The Friday before Teachers’ Day the 12th grade class put on a production for all the teachers. The room was decorated for fall. Leaves covered the floor and autumn flowers adorned the tables alongside baskets of cookies and cups of tea. At the end of the night the mayor thanked each teacher with kind words and an envelope holding 50 lei (about $4.50). I tried to refuse at least three times, but with my limited language and the worry of looking ungrateful, I sided with the idea of taking the money and using it for my students.
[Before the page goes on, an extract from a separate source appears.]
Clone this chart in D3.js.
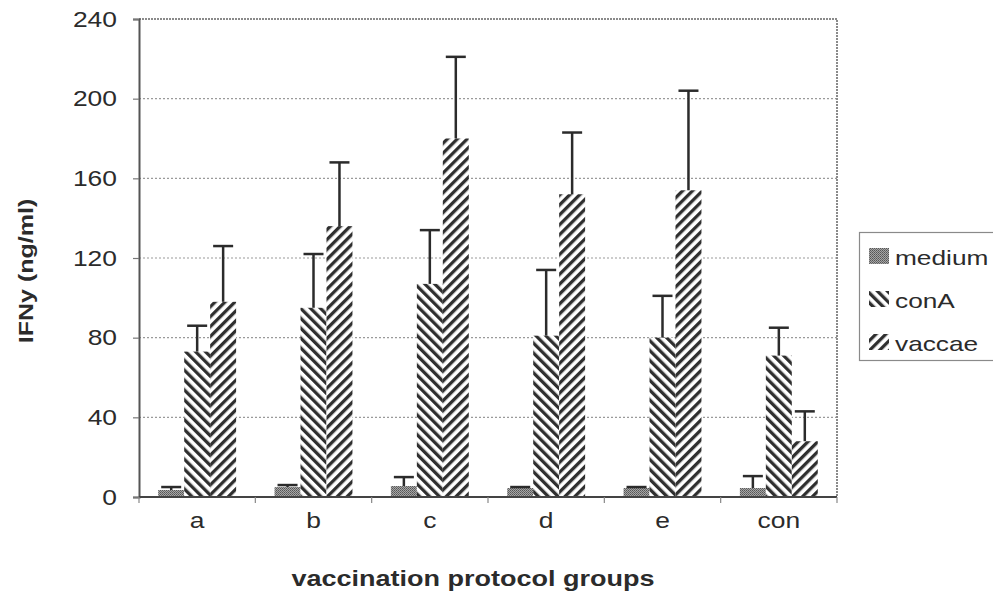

I showed up to the school on October 5, Teachers’ Day, and noticed a path of flowers through the gate, up the stairs, and into the school. Once inside I saw “teachers” consulting about lesson plans. This is a day when the 12th grade students give the teachers a break. They are the “teachers” for the day. They teach, discipline, and give homework. The real teachers can either sit in the back of the class and observe or meet up in the teachers’ lounge with other teachers or attend one or all of the many productions put on by different classes throughout the day. Each one of these productions ended with the children giving teachers freshly plucked flowers from all over the village. A masă was served once all the students had left for the day.

At a masă or a gathering, it is customary for someone to carry around a bottle of wine (or some sort of liquor) and one glass. The pourer uses the same glass to serve everybody a drink. After everyone is served, the pourer serves himself and then starts again in the same order. Because I do not drink and often feel like I am not participating fully, I decided to make fresh chocolate chip cookies for the teachers. I followed the „pourer” and served every teacher a chocolate chip cookie. I think it was actually a very good idea, because some of the ladies look like they needed something to help keep down what they just drank.

It was a nice day, and yet another reminder of how different education here is from America. In my opinion, a day like this would not be possible in most high schools in America. (I am not claiming that one system is better than the other.) With all my flowers in arms, I went home feeling happy to be a teacher in Moldova.